__TASK OBJECTIVE__
Print nothing but the lines from the start of the listing below through the line that contains "const yTicks = [0.65, 0.7, 0.75, 0.8, 0.85, 0.9, 0.95, 1];". Do not include the pictures.

○ ○ ○ ○

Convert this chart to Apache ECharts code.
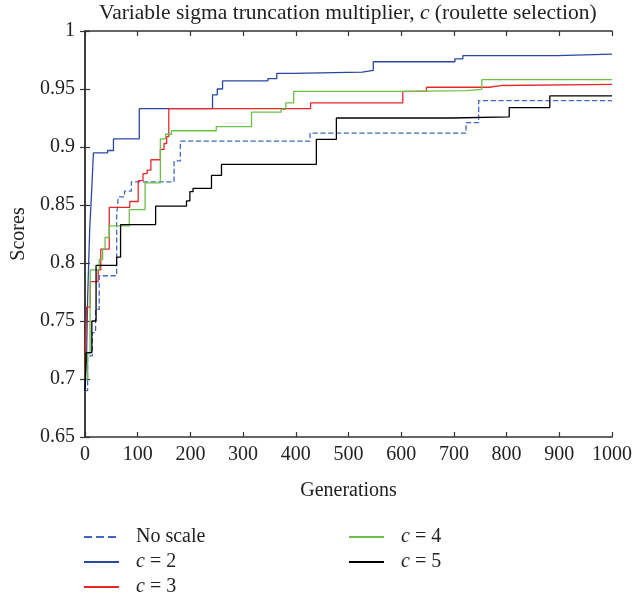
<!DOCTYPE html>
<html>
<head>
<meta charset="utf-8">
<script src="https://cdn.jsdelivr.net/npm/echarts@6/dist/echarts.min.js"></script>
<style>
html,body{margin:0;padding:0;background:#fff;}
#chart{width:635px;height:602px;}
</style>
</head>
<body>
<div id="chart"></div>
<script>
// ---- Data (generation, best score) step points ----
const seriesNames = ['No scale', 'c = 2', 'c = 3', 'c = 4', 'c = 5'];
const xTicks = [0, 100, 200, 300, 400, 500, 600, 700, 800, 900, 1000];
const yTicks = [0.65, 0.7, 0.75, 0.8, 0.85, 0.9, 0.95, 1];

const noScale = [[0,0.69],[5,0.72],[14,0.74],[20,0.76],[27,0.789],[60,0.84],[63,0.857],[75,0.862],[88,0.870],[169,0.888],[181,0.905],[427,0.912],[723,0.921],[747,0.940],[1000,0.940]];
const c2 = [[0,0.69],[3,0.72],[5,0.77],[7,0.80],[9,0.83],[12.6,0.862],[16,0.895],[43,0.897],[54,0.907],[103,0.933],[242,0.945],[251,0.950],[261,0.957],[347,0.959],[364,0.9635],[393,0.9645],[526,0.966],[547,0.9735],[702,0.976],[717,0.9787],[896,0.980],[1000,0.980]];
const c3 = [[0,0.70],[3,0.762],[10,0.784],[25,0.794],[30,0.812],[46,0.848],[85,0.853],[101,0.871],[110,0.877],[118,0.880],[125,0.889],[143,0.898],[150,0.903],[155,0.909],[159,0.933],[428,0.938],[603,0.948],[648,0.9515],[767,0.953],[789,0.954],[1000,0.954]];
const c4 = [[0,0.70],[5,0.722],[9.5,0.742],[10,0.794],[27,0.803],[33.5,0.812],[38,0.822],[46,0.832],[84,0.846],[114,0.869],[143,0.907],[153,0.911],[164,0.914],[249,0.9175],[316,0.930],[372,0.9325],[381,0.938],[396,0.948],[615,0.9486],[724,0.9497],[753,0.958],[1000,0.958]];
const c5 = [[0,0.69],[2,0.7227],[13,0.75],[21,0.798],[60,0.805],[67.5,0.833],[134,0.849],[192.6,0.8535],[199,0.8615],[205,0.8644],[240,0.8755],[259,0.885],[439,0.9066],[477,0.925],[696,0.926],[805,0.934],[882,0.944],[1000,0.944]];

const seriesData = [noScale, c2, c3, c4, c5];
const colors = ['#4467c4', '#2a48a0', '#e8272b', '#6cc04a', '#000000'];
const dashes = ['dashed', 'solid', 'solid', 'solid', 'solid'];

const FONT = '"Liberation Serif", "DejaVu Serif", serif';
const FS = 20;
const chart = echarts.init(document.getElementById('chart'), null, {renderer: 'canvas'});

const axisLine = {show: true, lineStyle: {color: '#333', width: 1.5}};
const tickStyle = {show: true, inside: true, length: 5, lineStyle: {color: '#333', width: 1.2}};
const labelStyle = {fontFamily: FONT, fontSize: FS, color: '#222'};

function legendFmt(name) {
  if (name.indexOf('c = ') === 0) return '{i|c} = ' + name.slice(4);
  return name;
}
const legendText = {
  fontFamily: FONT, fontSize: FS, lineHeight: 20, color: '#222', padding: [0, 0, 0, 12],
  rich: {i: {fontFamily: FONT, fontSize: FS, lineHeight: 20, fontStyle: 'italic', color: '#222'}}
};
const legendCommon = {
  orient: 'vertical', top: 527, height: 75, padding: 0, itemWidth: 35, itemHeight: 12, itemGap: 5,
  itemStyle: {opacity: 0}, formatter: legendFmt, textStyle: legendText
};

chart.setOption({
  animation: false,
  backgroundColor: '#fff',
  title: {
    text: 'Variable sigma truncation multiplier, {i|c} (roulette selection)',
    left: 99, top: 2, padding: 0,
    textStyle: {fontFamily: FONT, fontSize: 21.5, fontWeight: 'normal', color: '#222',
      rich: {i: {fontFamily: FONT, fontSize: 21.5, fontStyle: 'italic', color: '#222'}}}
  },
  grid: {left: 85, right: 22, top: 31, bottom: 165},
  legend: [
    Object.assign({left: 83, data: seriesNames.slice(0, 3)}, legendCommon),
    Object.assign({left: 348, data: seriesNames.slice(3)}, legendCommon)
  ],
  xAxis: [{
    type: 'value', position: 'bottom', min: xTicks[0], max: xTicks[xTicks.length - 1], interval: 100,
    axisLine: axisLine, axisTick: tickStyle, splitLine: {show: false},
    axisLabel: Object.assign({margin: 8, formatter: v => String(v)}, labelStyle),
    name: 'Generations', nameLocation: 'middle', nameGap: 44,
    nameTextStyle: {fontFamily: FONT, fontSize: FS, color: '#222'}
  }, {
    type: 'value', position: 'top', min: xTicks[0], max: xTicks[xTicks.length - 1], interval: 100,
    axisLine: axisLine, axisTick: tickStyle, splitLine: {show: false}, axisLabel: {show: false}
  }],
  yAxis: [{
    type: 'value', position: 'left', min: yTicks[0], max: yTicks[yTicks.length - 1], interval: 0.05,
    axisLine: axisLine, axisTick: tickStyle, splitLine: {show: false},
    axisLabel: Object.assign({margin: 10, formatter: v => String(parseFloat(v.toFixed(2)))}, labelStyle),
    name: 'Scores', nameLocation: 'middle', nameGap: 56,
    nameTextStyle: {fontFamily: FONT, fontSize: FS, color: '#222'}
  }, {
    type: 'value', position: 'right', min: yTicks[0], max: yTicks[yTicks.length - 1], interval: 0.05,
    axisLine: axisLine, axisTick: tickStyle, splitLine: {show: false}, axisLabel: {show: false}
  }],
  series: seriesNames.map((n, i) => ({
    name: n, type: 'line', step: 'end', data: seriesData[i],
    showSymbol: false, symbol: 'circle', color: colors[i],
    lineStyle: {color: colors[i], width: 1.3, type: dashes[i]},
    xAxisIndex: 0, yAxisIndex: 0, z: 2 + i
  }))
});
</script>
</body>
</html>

○ ○ ○ ○

__RESULT OF THIS TASK__
Convert this chart to Apache ECharts code.
<!DOCTYPE html>
<html>
<head>
<meta charset="utf-8">
<script src="https://cdn.jsdelivr.net/npm/echarts@6/dist/echarts.min.js"></script>
<style>
html,body{margin:0;padding:0;background:#fff;}
#chart{width:635px;height:602px;}
</style>
</head>
<body>
<div id="chart"></div>
<script>
// ---- Data (generation, best score) step points ----
const seriesNames = ['No scale', 'c = 2', 'c = 3', 'c = 4', 'c = 5'];
const xTicks = [0, 100, 200, 300, 400, 500, 600, 700, 800, 900, 1000];
const yTicks = [0.65, 0.7, 0.75, 0.8, 0.85, 0.9, 0.95, 1];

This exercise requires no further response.